**TO BE DONE**
From the first line of the listing below, retype each line up to and including the one with "(0,0) rectangle (346,559);"; pictures stay out.

**INFORMATION SUPPLIED**
>> begin

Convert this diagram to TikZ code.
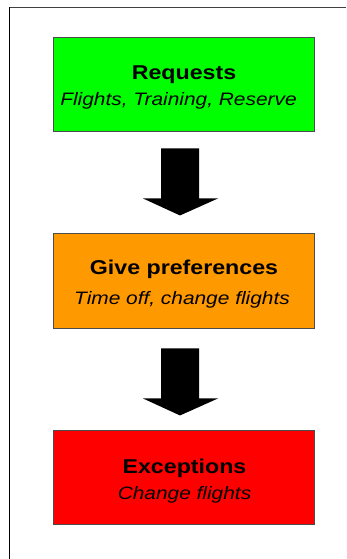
\documentclass[tikz,border=0pt]{standalone}
\usepackage{fontspec}
\setmainfont{Liberation Sans}
\newfontfamily\boxfont[FakeStretch=1.16]{Liberation Sans}
\usetikzlibrary{calc}

\definecolor{reqgreen}{RGB}{0,255,0}
\definecolor{preforange}{RGB}{255,153,0}
\definecolor{excred}{RGB}{255,0,0}

\tikzset{
  stage/.style={draw=black!70, line width=0.9pt, minimum width=261pt,
    minimum height=94pt, inner sep=0pt},
  title/.style={anchor=base, inner sep=0pt, font=\boxfont\fontsize{20}{24}\selectfont\bfseries},
  detail/.style={anchor=base, inner sep=0pt, font=\boxfont\fontsize{18}{22}\selectfont\itshape},
  frameline/.style={line width=1.1pt},
  blockarrow/.pic={
    \fill[black] (-19,0) -- (19,0) -- (19,50) -- (38,50) -- (0,67)
      -- (-37,50) -- (-19,50) -- cycle;
  }
}

\begin{document}
\begin{tikzpicture}[x=1pt, y=-1pt]
  \useasboundingbox (0,0) rectangle (346,559);

  % outer frame (only its top and left edges lie in view)
  \draw[frameline, black!75] (9.5,7.5) -- (346,7.5);
  \draw[frameline, black] (9.5,7.5) -- (9.5,559);

  % the three stages
  \node[stage, fill=reqgreen]    (req)  at (183.5,84)    {};
  \node[stage, fill=preforange, minimum height=95pt] (pref) at (183.5,280.5) {};
  \node[stage, fill=excred]      (exc)  at (183.5,477)   {};

  \node[title]  (reqT)  at (184,80)    {Requests};
  \node[detail] (reqD)  at (178.5,106) {Flights, Training, Reserve};

  \node[title]  (prefT) at (184,274)   {Give preferences};
  \node[detail] (prefD) at (182,304)   {Time off, change flights};

  \node[title]  (excT)  at (184.5,473) {Exceptions};
  \node[detail] (excD)  at (184.5,499) {Change flights};

  % block arrows between the stages
  \pic at ($(req.south)+(-3.5,17)$) {blockarrow};
  \pic at ($(pref.south)+(-3.5,20)$) {blockarrow};
\end{tikzpicture}
\end{document}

>> end

**THE RESULT**
Convert this diagram to TikZ code.
\documentclass[tikz,border=0pt]{standalone}
\usepackage{fontspec}
\setmainfont{Liberation Sans}
\newfontfamily\boxfont[FakeStretch=1.16]{Liberation Sans}
\usetikzlibrary{calc}

\definecolor{reqgreen}{RGB}{0,255,0}
\definecolor{preforange}{RGB}{255,153,0}
\definecolor{excred}{RGB}{255,0,0}

\tikzset{
  stage/.style={draw=black!70, line width=0.9pt, minimum width=261pt,
    minimum height=94pt, inner sep=0pt},
  title/.style={anchor=base, inner sep=0pt, font=\boxfont\fontsize{20}{24}\selectfont\bfseries},
  detail/.style={anchor=base, inner sep=0pt, font=\boxfont\fontsize{18}{22}\selectfont\itshape},
  frameline/.style={line width=1.1pt},
  blockarrow/.pic={
    \fill[black] (-19,0) -- (19,0) -- (19,50) -- (38,50) -- (0,67)
      -- (-37,50) -- (-19,50) -- cycle;
  }
}

\begin{document}
\begin{tikzpicture}[x=1pt, y=-1pt]
  \useasboundingbox (0,0) rectangle (346,559);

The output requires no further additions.